SOURCE: CAPITAL FM
BY SARAH WAMBUI
NAIROBI, Kenya, Jun 11- The government now says that the Ebola threat that faced the country, after an outbreak of the deadly virus was confirmed in Uganda has been contained and that Kenyans are safe from contracting it.
This followed reports that a 12-year-old girl had succumbed to the disease on May 6 in a town 35 kilometres north of the Ugandan capital, Kampala.
While speaking to Capital News Public Health and Sanitation Director Shahnaaz Sharif said that the appropriate precautionary measures had been taken to ensure that the virus did not spread into Kenya.
He noted that 23 close contacts of the deceased had been put in isolation by the Ugandan authorities to ensure that they were clean.
“The 23 individuals were also tested and fortunately the results came out negative so they were released to the general public,” he explained.
“When we were informed of this we made sure that all our health workers along the border were on the look out for anyone with features of the Ebola haemorrhagic fever to ensure that it was contained,” he said.
Dr Sharif also noted that the strain of the Ebola virus that had been confirmed in Uganda was particularly severe and had a high death rate.

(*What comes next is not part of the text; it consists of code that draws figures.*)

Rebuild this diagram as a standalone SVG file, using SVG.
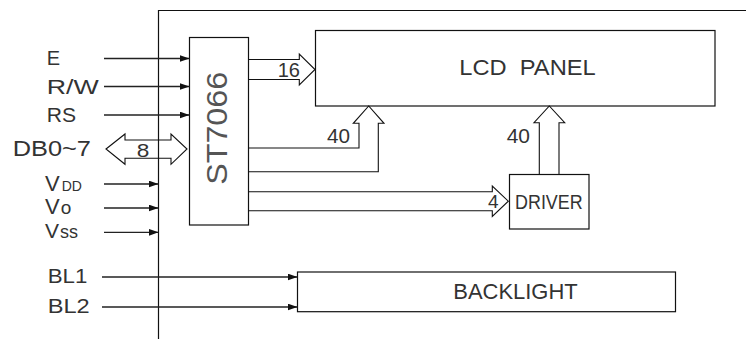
<svg xmlns="http://www.w3.org/2000/svg" width="746" height="339" viewBox="0 0 746 339">
<defs>
<style>
.ln{fill:none;stroke:#111;stroke-width:1.2}
.box{fill:#fff;stroke:#111;stroke-width:1.2}
.bus{fill:none;stroke:#111;stroke-width:1.1;stroke-linejoin:miter}
.t{font-family:"Liberation Sans",Arial,sans-serif;fill:#333}
.sig{stroke:#222;stroke-width:1.3;fill:none;marker-end:url(#ah)}
</style>
<marker id="ah" markerUnits="userSpaceOnUse" markerWidth="11" markerHeight="8" refX="10" refY="3.5" orient="auto">
<path d="M0,0 L10,3.5 L0,7 z" fill="#111"/>
</marker>
</defs>
<rect width="746" height="339" fill="#fff"/>
<g id="frame">
<path class="ln" d="M158.5,339 V10.5 H746"/>
</g>
<g id="chip">
<rect class="box" x="189.5" y="37.5" width="59" height="187.5"/>
<text class="t" font-size="29" fill="#555" style="fill:#555" text-anchor="middle" textLength="113" lengthAdjust="spacingAndGlyphs" transform="translate(226.7,128.3) rotate(-90)">ST7066</text>
</g>
<g id="lcd">
<rect class="box" x="315.5" y="30.5" width="399.5" height="75.5"/>
<text class="t" x="459.3" y="75" font-size="22" textLength="136.4" lengthAdjust="spacingAndGlyphs" xml:space="preserve">LCD  PANEL</text>
</g>
<g id="driver">
<rect class="box" x="509.5" y="174.5" width="79.5" height="54.5"/>
<text class="t" x="515" y="209" font-size="20" textLength="67.7" lengthAdjust="spacingAndGlyphs">DRIVER</text>
</g>
<g id="backlight">
<rect class="box" x="297.5" y="272" width="378" height="39.7"/>
<text class="t" x="453.3" y="299.3" font-size="22" textLength="124.4" lengthAdjust="spacingAndGlyphs">BACKLIGHT</text>
</g>
<g id="labels">
<text class="t" x="46.7" y="65" font-size="20">E</text>
<text class="t" x="46.7" y="94" font-size="21" textLength="52" lengthAdjust="spacingAndGlyphs">R/W</text>
<text class="t" x="46.7" y="121.6" font-size="21" textLength="29.3" lengthAdjust="spacingAndGlyphs">RS</text>
<text class="t" x="12.7" y="155.7" font-size="22" textLength="78.3" lengthAdjust="spacingAndGlyphs">DB0~7</text>
<text class="t" x="45" y="190.7" font-size="22">V<tspan font-size="14" dx="2">DD</tspan></text>
<text class="t" x="45" y="214" font-size="22">V<tspan font-size="19" dx="1">o</tspan></text>
<text class="t" x="45" y="238.3" font-size="21">V<tspan font-size="18" dx="1">ss</tspan></text>
<text class="t" x="47.7" y="283" font-size="21" textLength="39.6" lengthAdjust="spacingAndGlyphs">BL1</text>
<text class="t" x="47.7" y="313" font-size="21" textLength="42" lengthAdjust="spacingAndGlyphs">BL2</text>
</g>
<g id="connectors">
<line class="sig" x1="104" y1="58.5" x2="189.5" y2="58.5"/>
<line class="sig" x1="104" y1="86.5" x2="189.5" y2="86.5"/>
<line class="sig" x1="104" y1="115" x2="189.5" y2="115"/>
<line class="sig" x1="104" y1="184" x2="158.5" y2="184"/>
<line class="sig" x1="104" y1="208" x2="158.5" y2="208"/>
<line class="sig" x1="104" y1="232.3" x2="158.5" y2="232.3"/>
<line class="sig" x1="102" y1="277" x2="297.5" y2="277"/>
<line class="sig" x1="102" y1="307" x2="297.5" y2="307"/>
<path class="bus" d="M106,149 L125,134 V140 H171 V134 L187,149 L171,164.3 V158.3 H125 V164.3 Z"/>
<path class="bus" d="M248.5,59.5 H299.3 V54 L315,69.5 L299.3,85 V79.5 H248.5"/>
<path class="bus" d="M248.5,148 H359 V123.3 H353.3 L368.7,106 L384,123.3 H378.3 V171.7 H248.5"/>
<path class="bus" d="M248.5,191.7 H492.3 V186 L508.3,201.2 L492.3,216.4 V210.7 H248.5"/>
<path class="bus" d="M539.3,174.5 V122.7 H534 L549.3,106 L564.7,122.7 H559 V174.5"/>
<text class="t" x="136.7" y="156.7" font-size="19" textLength="12.6" lengthAdjust="spacingAndGlyphs">8</text>
<text class="t" x="277.7" y="76.7" font-size="20" textLength="22.3" lengthAdjust="spacingAndGlyphs">16</text>
<text class="t" x="327" y="142.7" font-size="20" textLength="23" lengthAdjust="spacingAndGlyphs">40</text>
<text class="t" x="506.7" y="142.7" font-size="20" textLength="23.3" lengthAdjust="spacingAndGlyphs">40</text>
<text class="t" x="488" y="208" font-size="19">4</text>
</g>
</svg>
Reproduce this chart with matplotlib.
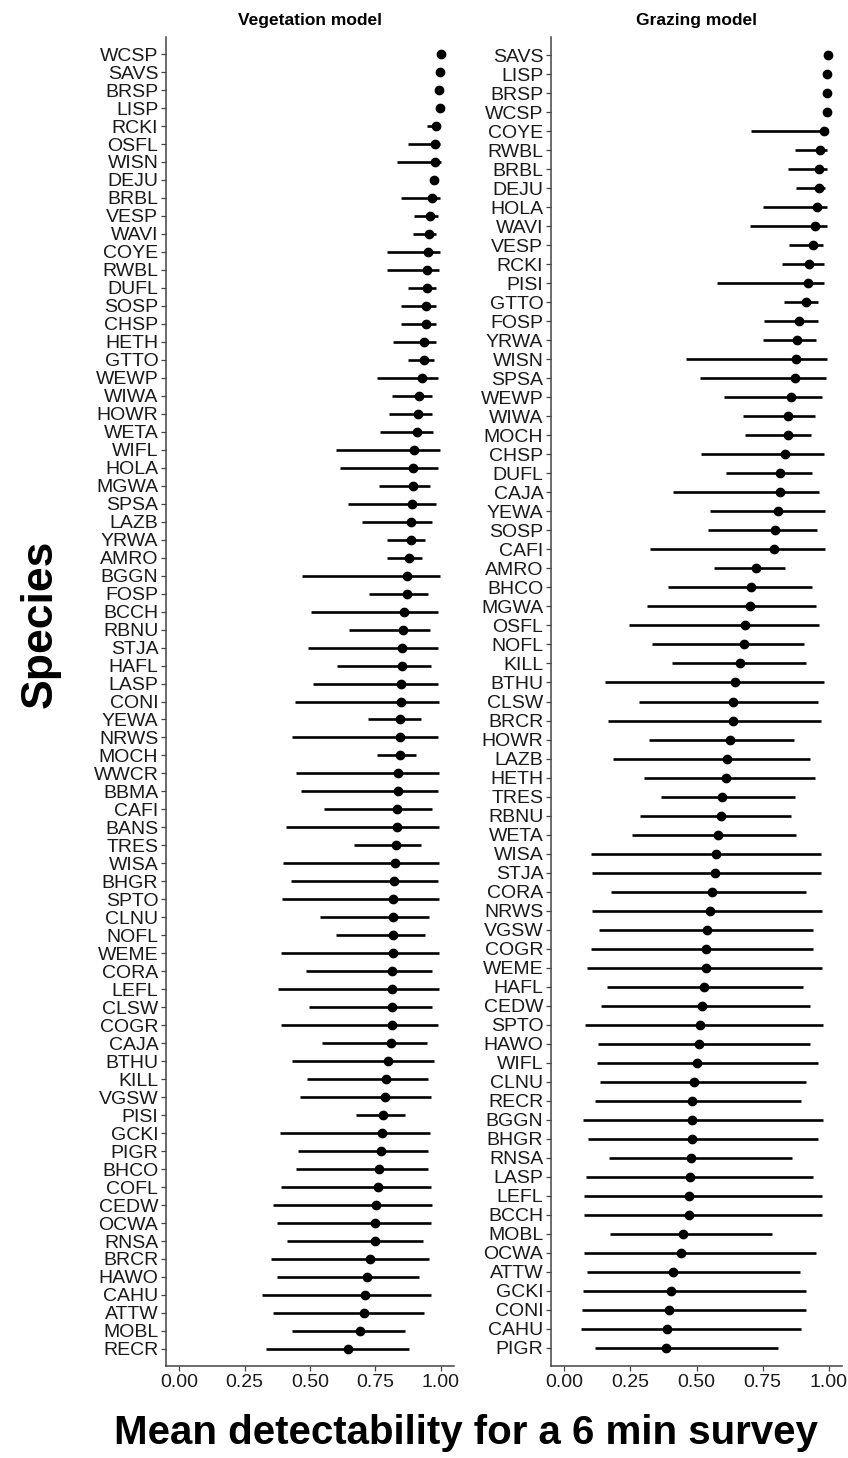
import matplotlib
matplotlib.use("Agg")
import matplotlib.pyplot as plt

plt.rcParams["font.family"] = ["Liberation Sans", "DejaVu Sans"]

# ---- Vegetation model: mean detectability with 95% interval ----
veg_species = ["WCSP", "SAVS", "BRSP", "LISP", "RCKI", "OSFL", "WISN", "DEJU", "BRBL", "VESP",
               "WAVI", "COYE", "RWBL", "DUFL", "SOSP", "CHSP", "HETH", "GTTO", "WEWP", "WIWA",
               "HOWR", "WETA", "WIFL", "HOLA", "MGWA", "SPSA", "LAZB", "YRWA", "AMRO", "BGGN",
               "FOSP", "BCCH", "RBNU", "STJA", "HAFL", "LASP", "CONI", "YEWA", "NRWS", "MOCH",
               "WWCR", "BBMA", "CAFI", "BANS", "TRES", "WISA", "BHGR", "SPTO", "CLNU", "NOFL",
               "WEME", "CORA", "LEFL", "CLSW", "COGR", "CAJA", "BTHU", "KILL", "VGSW", "PISI",
               "GCKI", "PIGR", "BHCO", "COFL", "CEDW", "OCWA", "RNSA", "BRCR", "HAWO", "CAHU",
               "ATTW", "MOBL", "RECR"]
veg_mean = [0.999, 0.996, 0.994, 0.996, 0.983, 0.977, 0.977, 0.975, 0.967, 0.958,
            0.955, 0.952, 0.948, 0.945, 0.943, 0.944, 0.935, 0.935, 0.926, 0.917,
            0.913, 0.907, 0.898, 0.894, 0.892, 0.888, 0.885, 0.885, 0.879, 0.869,
            0.869, 0.860, 0.854, 0.852, 0.852, 0.847, 0.846, 0.844, 0.844, 0.844,
            0.837, 0.837, 0.833, 0.831, 0.828, 0.826, 0.822, 0.818, 0.816, 0.816,
            0.816, 0.814, 0.813, 0.812, 0.812, 0.808, 0.799, 0.790, 0.786, 0.780,
            0.774, 0.771, 0.765, 0.758, 0.751, 0.748, 0.748, 0.729, 0.716, 0.710,
            0.706, 0.691, 0.644]
veg_lo = [0.995, 0.992, 0.990, 0.992, 0.948, 0.875, 0.833, 0.958, 0.846, 0.897,
          0.894, 0.796, 0.796, 0.875, 0.847, 0.847, 0.818, 0.873, 0.757, 0.812,
          0.802, 0.767, 0.599, 0.615, 0.763, 0.646, 0.697, 0.796, 0.793, 0.469,
          0.726, 0.504, 0.650, 0.494, 0.602, 0.513, 0.443, 0.720, 0.431, 0.757,
          0.445, 0.464, 0.555, 0.408, 0.668, 0.398, 0.427, 0.394, 0.538, 0.598,
          0.388, 0.485, 0.377, 0.496, 0.389, 0.547, 0.430, 0.487, 0.462, 0.674,
          0.385, 0.454, 0.445, 0.389, 0.360, 0.375, 0.411, 0.350, 0.375, 0.316,
          0.358, 0.431, 0.332]
veg_hi = [1.000, 0.999, 0.998, 0.999, 0.996, 0.996, 0.999, 0.990, 0.996, 0.987,
          0.983, 0.996, 0.994, 0.980, 0.983, 0.983, 0.981, 0.973, 0.987, 0.967,
          0.967, 0.968, 0.996, 0.990, 0.958, 0.981, 0.967, 0.939, 0.926, 0.996,
          0.949, 0.990, 0.958, 0.990, 0.964, 0.987, 0.994, 0.924, 0.990, 0.903,
          0.994, 0.987, 0.967, 0.994, 0.924, 0.994, 0.987, 0.994, 0.955, 0.939,
          0.994, 0.967, 0.994, 0.967, 0.990, 0.945, 0.975, 0.952, 0.964, 0.863,
          0.958, 0.949, 0.949, 0.964, 0.967, 0.964, 0.933, 0.954, 0.917, 0.961,
          0.935, 0.863, 0.879]

# ---- Grazing model: mean detectability with 95% interval ----
graz_species = ["SAVS", "LISP", "BRSP", "WCSP", "COYE", "RWBL", "BRBL", "DEJU", "HOLA", "WAVI",
                "VESP", "RCKI", "PISI", "GTTO", "FOSP", "YRWA", "WISN", "SPSA", "WEWP", "WIWA",
                "MOCH", "CHSP", "DUFL", "CAJA", "YEWA", "SOSP", "CAFI", "AMRO", "BHCO", "MGWA",
                "OSFL", "NOFL", "KILL", "BTHU", "CLSW", "BRCR", "HOWR", "LAZB", "HETH", "TRES",
                "RBNU", "WETA", "WISA", "STJA", "CORA", "NRWS", "VGSW", "COGR", "WEME", "HAFL",
                "CEDW", "SPTO", "HAWO", "WIFL", "CLNU", "RECR", "BGGN", "BHGR", "RNSA", "LASP",
                "LEFL", "BCCH", "MOBL", "OCWA", "ATTW", "GCKI", "CONI", "CAHU", "PIGR"]
graz_mean = [0.997, 0.995, 0.995, 0.995, 0.982, 0.967, 0.964, 0.963, 0.954, 0.947,
             0.942, 0.926, 0.923, 0.915, 0.887, 0.881, 0.875, 0.872, 0.858, 0.847,
             0.847, 0.834, 0.817, 0.817, 0.809, 0.798, 0.792, 0.725, 0.706, 0.703,
             0.682, 0.678, 0.663, 0.646, 0.638, 0.638, 0.627, 0.615, 0.612, 0.597,
             0.593, 0.580, 0.573, 0.570, 0.560, 0.551, 0.539, 0.536, 0.536, 0.529,
             0.520, 0.513, 0.510, 0.501, 0.490, 0.484, 0.482, 0.482, 0.478, 0.475,
             0.473, 0.473, 0.450, 0.441, 0.412, 0.402, 0.395, 0.387, 0.384]
graz_lo = [0.993, 0.991, 0.991, 0.991, 0.706, 0.871, 0.845, 0.877, 0.752, 0.701,
           0.849, 0.824, 0.579, 0.830, 0.754, 0.752, 0.459, 0.513, 0.605, 0.676,
           0.682, 0.517, 0.611, 0.412, 0.551, 0.542, 0.323, 0.568, 0.393, 0.313,
           0.243, 0.330, 0.406, 0.156, 0.281, 0.165, 0.321, 0.186, 0.302, 0.365,
           0.288, 0.256, 0.101, 0.105, 0.175, 0.105, 0.133, 0.101, 0.086, 0.162,
           0.139, 0.079, 0.129, 0.124, 0.136, 0.118, 0.072, 0.089, 0.171, 0.082,
           0.076, 0.074, 0.174, 0.074, 0.085, 0.070, 0.067, 0.063, 0.117]
graz_hi = [0.999, 0.998, 0.998, 0.998, 0.989, 0.992, 0.995, 0.986, 0.992, 0.992,
           0.978, 0.982, 0.982, 0.959, 0.959, 0.953, 0.995, 0.989, 0.976, 0.948,
           0.932, 0.982, 0.938, 0.963, 0.985, 0.954, 0.986, 0.834, 0.938, 0.951,
           0.963, 0.906, 0.915, 0.982, 0.961, 0.970, 0.868, 0.929, 0.947, 0.872,
           0.856, 0.875, 0.970, 0.970, 0.913, 0.976, 0.940, 0.942, 0.973, 0.902,
           0.929, 0.978, 0.929, 0.961, 0.915, 0.894, 0.978, 0.961, 0.862, 0.940,
           0.976, 0.976, 0.786, 0.953, 0.891, 0.915, 0.915, 0.894, 0.809]

x_ticks = [0.0, 0.25, 0.5, 0.75, 1.0]
x_tick_labels = ["0.00", "0.25", "0.50", "0.75", "1.00"]

W, H = 848, 1458
fig = plt.figure(figsize=(W / 100, H / 100), dpi=100)
fig.patch.set_facecolor("white")


def px_axes(left, top, right, bottom):
    return fig.add_axes([left / W, 1 - bottom / H, (right - left) / W, (bottom - top) / H])


def draw_panel(ax, species, mean, lo, hi, title):
    n = len(species)
    pos = list(range(n))
    ax.hlines(pos, lo, hi, color="black", linewidth=1.9, zorder=2)
    ax.plot(mean, pos, "o", color="black", markersize=6.0, zorder=3)
    ax.set_ylim(n - 1 + 0.95, -0.95)
    ax.set_xlim(-0.05, 1.05)
    ax.set_yticks(pos)
    ax.set_yticklabels(species, fontsize=14, color="#1a1a1a")
    ax.set_xticks(x_ticks)
    ax.set_xticklabels(x_tick_labels, fontsize=14, color="#1a1a1a")
    for side in ("top", "right"):
        ax.spines[side].set_visible(False)
    for side in ("left", "bottom"):
        ax.spines[side].set_color("#444444")
        ax.spines[side].set_linewidth(1.1)
    ax.tick_params(axis="both", length=3.5, width=0.9, color="#444444", pad=2)
    ax.set_title(title, fontsize=12.5, fontweight="bold", pad=9)


ax_veg = px_axes(166, 37, 454, 1366)
draw_panel(ax_veg, veg_species, veg_mean, veg_lo, veg_hi, "Vegetation model")

ax_graz = px_axes(551, 37, 842, 1366)
draw_panel(ax_graz, graz_species, graz_mean, graz_lo, graz_hi, "Grazing model")

fig.text(40 / W, 1 - 624 / H, "Species", rotation=90, fontsize=32, fontweight="bold",
         ha="center", va="center")
fig.text(466 / W, 1 - 1433 / H, "Mean detectability for a 6 min survey", fontsize=29,
         fontweight="bold", ha="center", va="center")

fig.savefig("out.png", dpi=100, facecolor="white")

He further observed that Uganda would be declared Ebola free by the Centre for Disease Control (CDC) together with the World Health Organisation (WHO) on June 16 as proof that the illness had been contained.
“The girl succumbed to the Sudan strain which is very virulent. The last time Uganda had an outbreak it was not as severe and the mortality was not high. But with the Sudan strain the mortality rates are much higher,” he explained.
The Public Health Director also disputed claims that there was an outbreak of yellow fever in some parts of Rift Valley saying those reports were misleading.
He explained that only one case tested positive for yellow fever because the virus had been introduced to his body when he was being immunised. Samples of the patient’s blood work were also taken to the Kenya Medical Research Institute for further tests and turned out negative.
“These rumours have been creating a lot of anxiety among people. The first cases that were reported were from the Moi Teaching and Referral hospital and they turned to be malaria and poisoning,” he said.
“We have been yellow fever free for the last 10 years; someone just assumed it was yellow fever without even testing,” he added.
Dr Sharif also said that Kenya would be breaching international laws if it did not report such an outbreak to the WHO and CDC. All countries are required to report any international health threats to these bodies or face sanctions.
Diseases like Ebola, Yellow Fever and Marburg Fever are considered serious threats to human populations and any outbreak should be immediately reported. Baringo has also been listed as an area prone to outbreaks of yellow fever.
Dr Sharif added that Kenya had enough capacity to handle any outbreak of the disease. He also said that the government would continue immunising the masses in Baringo and its environs to ensure there were no outbreaks.
“Uptake has been quite good and we have managed to reach about 80 percent of the people in these areas. The last campaign we had in Rift Valley was in 2002 and we immunised everyone but just to be on the safe side we will embark on another massive campaign next year,” he said.